August 8, 2020

Should The Mets Be Blamed For Wright’s Current Condition?

In many ways, it is quite fitting there were injury updates on both Yoenis Cespedes and David Wright, which should leave the entire New York Mets fanbase dejected.

With respect to Cespedes, we discovered not only did the team let him play in a Spring Training game with full knowledge of his having an injured wrist, but the team withheld from manager Mickey Callaway information regarding Cespedes receiving an x-ray.

Sadly, we were informed about Wright’s latest setback in his attempts to play baseball for the first time in over a year.  Essentially, we have discovered Wright’s spirit is willing but his body is weak.  The Captain is going back to the drawing board, and he hopes to continue his comeback again in May.

Considering how both medical updates were provided on the same day, you can’t help but wonder if there is any link between the two.

As noted in Ken Davidoff’s scathing New York Post article, Jeff Wilpon has become overly involved in team medical decisions, including but not limited to, how those injuries are publicized.

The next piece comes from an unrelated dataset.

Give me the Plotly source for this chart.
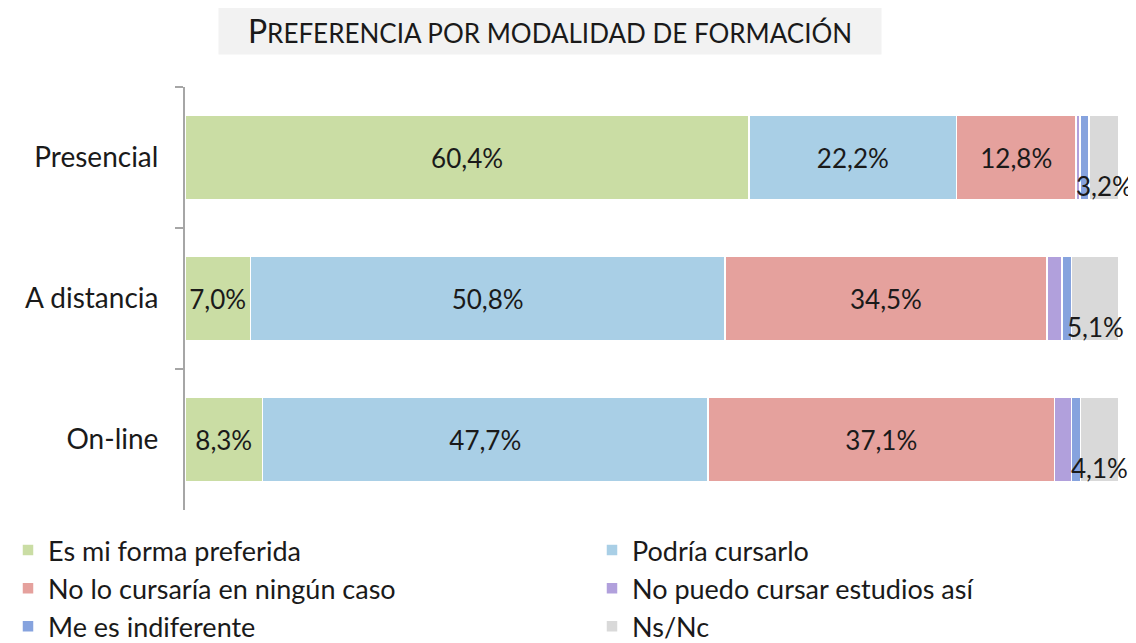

During the time in which the Wilpons have wrestled away ownership of the Mets away from Nelson Doubleday, we have time and again seen the team handles injuries.  You can pick your favorite example whether it was Ryan Church flying with a concussion, or even last year with Noah Syndergaard being sent to the mound without having an MRI.  Who knows what other medical decisions the Wilpons have impacted.

That brings us back to Wright.  There may have been many warning signs, but the first real back injury he had was in 2011.

For those who forgot, in an April 19th game, Wright lunged to tag out Carlos Lee.  The most important position player in franchise history would feel back pain, and he would play the next 22 games while sitting just one game.  During that stretch, he hit a very un-Wright like .215.

Wright would finally undergo the MRI, and the stress fracture in his back was discovered.  He would miss the next 58 games.

From there, Wright would only have one season where he played at least 135 games.  His last true Wright year was in 2013 when he had a 5.4 WAR in just 112 games played.  As Mets fans, we know the rest.

What we don’t know is if the Mets had handled that first injury or really any of Wright’s injuries properly would Wright be able to play games now?  Was the spinal stenosis present in 2011 or earlier?  Did an organizational culture of having players play through injuries, avoiding the disabled list, and rushing players back take an undue toll on Wright’s back?

Really, we don’t know the answer to these questions, and really, we will never know.  However, given how this team is mishandling a Cespedes injury in Spring Training, these questions need to be asked.  More importantly, answers need to be discovered sooner rather than later, especially with Michael Conforto ramping up his baseball activities ahead of schedule.